Read the lines below. Copy out any that hold the string "matplotlib".

** start DATA SEGMENT **

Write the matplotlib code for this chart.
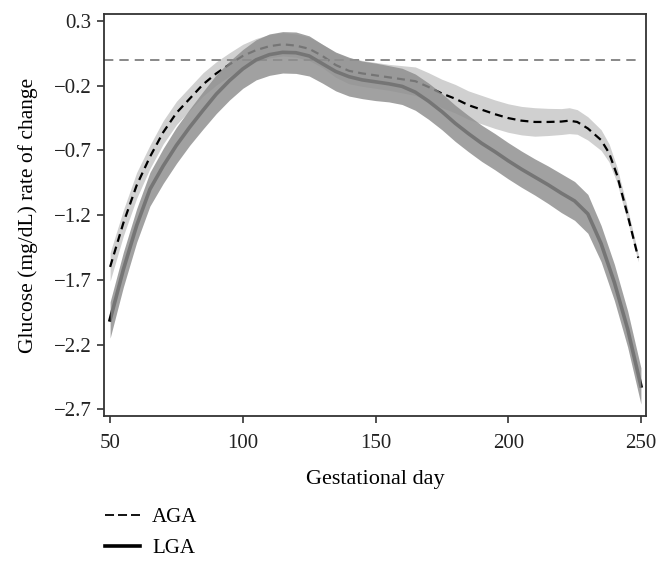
import numpy as np
import matplotlib
matplotlib.use("Agg")
import matplotlib.pyplot as plt
from matplotlib.lines import Line2D

plt.rcParams['font.family'] = ['Liberation Serif', 'DejaVu Serif']

# AGA: gestational day, rate of change, half width of the band
aga_day = [50, 55, 60, 65, 70, 75, 80, 85, 90, 95, 100, 105, 110, 115, 120,
           125, 130, 135, 140, 145, 150, 155, 160, 165, 170, 175, 180, 185,
           190, 195, 200, 205, 210, 215, 220, 223, 226, 230, 235, 238, 241,
           245, 249]
aga_rate = [-1.60, -1.26, -0.97, -0.75, -0.56, -0.41, -0.30, -0.19, -0.105,
            -0.035, 0.03, 0.075, 0.105, 0.12, 0.11, 0.085, 0.03, -0.04,
            -0.085, -0.105, -0.12, -0.135, -0.15, -0.165, -0.21, -0.26,
            -0.30, -0.35, -0.385, -0.42, -0.45, -0.47, -0.48, -0.48, -0.477,
            -0.47, -0.48, -0.53, -0.62, -0.72, -0.89, -1.20, -1.53]
aga_half = [0.11, 0.10, 0.10, 0.09, 0.09, 0.09, 0.09, 0.09, 0.09, 0.09, 0.09,
            0.09, 0.09, 0.09, 0.09, 0.09, 0.09, 0.095, 0.10, 0.10, 0.10,
            0.10, 0.105, 0.11, 0.11, 0.11, 0.11, 0.11, 0.11, 0.11, 0.11,
            0.11, 0.11, 0.105, 0.10, 0.10, 0.095, 0.09, 0.08, 0.07, 0.06,
            0.05, 0.03]

# LGA
lga_day = [50, 55, 60, 65, 70, 75, 80, 85, 90, 95, 100, 105, 110, 115, 120,
           125, 130, 135, 140, 145, 150, 155, 160, 165, 170, 175, 180, 185,
           190, 195, 200, 205, 210, 215, 220, 225, 230, 235, 240, 245, 250]
lga_rate = [-2.01, -1.62, -1.28, -1.00, -0.82, -0.66, -0.52, -0.39, -0.265,
            -0.16, -0.07, 0.0, 0.04, 0.058, 0.055, 0.03, -0.03, -0.09, -0.13,
            -0.155, -0.17, -0.185, -0.205, -0.25, -0.32, -0.40, -0.49, -0.57,
            -0.645, -0.71, -0.78, -0.845, -0.905, -0.965, -1.03, -1.09, -1.19,
            -1.42, -1.72, -2.08, -2.52]
lga_half = [0.14, 0.135, 0.13, 0.13, 0.135, 0.14, 0.14, 0.145, 0.15, 0.15,
            0.15, 0.155, 0.16, 0.16, 0.16, 0.155, 0.15, 0.15, 0.15, 0.145,
            0.145, 0.14, 0.14, 0.14, 0.14, 0.14, 0.14, 0.14, 0.14, 0.14,
            0.14, 0.14, 0.14, 0.145, 0.15, 0.15, 0.15, 0.14, 0.14, 0.14, 0.14]

x_ticks = [50, 100, 150, 200, 250]
y_ticks = [0.3, -0.2, -0.7, -1.2, -1.7, -2.2, -2.7]

aga_day = np.array(aga_day)
aga_rate = np.array(aga_rate)
aga_half = np.array(aga_half)
lga_day = np.array(lga_day)
lga_rate = np.array(lga_rate)
lga_half = np.array(lga_half)

fig = plt.figure(figsize=(6.68, 5.65), dpi=100)
ax = fig.add_axes([0.1557, 0.2637, 0.8113, 0.7115])
ax.set_xlim(47.7, 251.9)
ax.set_ylim(-2.752, 0.354)

# AGA band and line
ax.fill_between(aga_day, aga_rate - aga_half, aga_rate + aga_half,
                color='#d0d0d0', lw=0, zorder=1)
ax.plot(aga_day, aga_rate, color='black', lw=1.6, dashes=(3.6, 2.3), zorder=2)

# reference line at zero
ax.hlines(0, ax.get_xlim()[0], lga_day.max(), colors='#888888', lw=1.4,
          linestyles=(0, (4.8, 3.1)), zorder=2)

# LGA line under a semi-opaque band
ax.plot(lga_day, lga_rate, color='black', lw=2.6, zorder=3)
ax.fill_between(lga_day, lga_rate - lga_half, lga_rate + lga_half,
                color='#8e8e8e', alpha=0.83, lw=0, zorder=4)

ax.set_xticks(x_ticks)
ax.set_yticks(y_ticks)
ax.set_yticklabels(['0.3', '−0.2', '−0.7', '−1.2', '−1.7', '−2.2', '−2.7'])
ax.tick_params(direction='out', length=5, width=1.1, labelsize=15,
               colors='#222222')
ax.tick_params(axis='x', pad=8)
ax.tick_params(axis='y', pad=4)
for s in ax.spines.values():
    s.set_linewidth(1.3)
    s.set_color('#333333')

ax.set_xlabel('Gestational day', fontsize=16, labelpad=12)
ax.set_ylabel('Glucose (mg/dL) rate of change', fontsize=15.5, labelpad=11)

handles = [Line2D([], [], color='black', lw=1.3, dashes=(5, 2.2)),
           Line2D([], [], color='black', lw=2.6)]
fig.legend(handles, ['AGA', 'LGA'], loc='upper left',
           bbox_to_anchor=(0.145, 0.117), frameon=False, fontsize=15,
           handlelength=1.65, handletextpad=0.6, labelspacing=0.55,
           borderaxespad=0)

fig.savefig('out.png', dpi=100)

** end DATA SEGMENT **

- SOLUTION TO THE EXERCISE
Write the matplotlib code for this chart.
import matplotlib
matplotlib.use("Agg")
import matplotlib.pyplot as plt
from matplotlib.lines import Line2D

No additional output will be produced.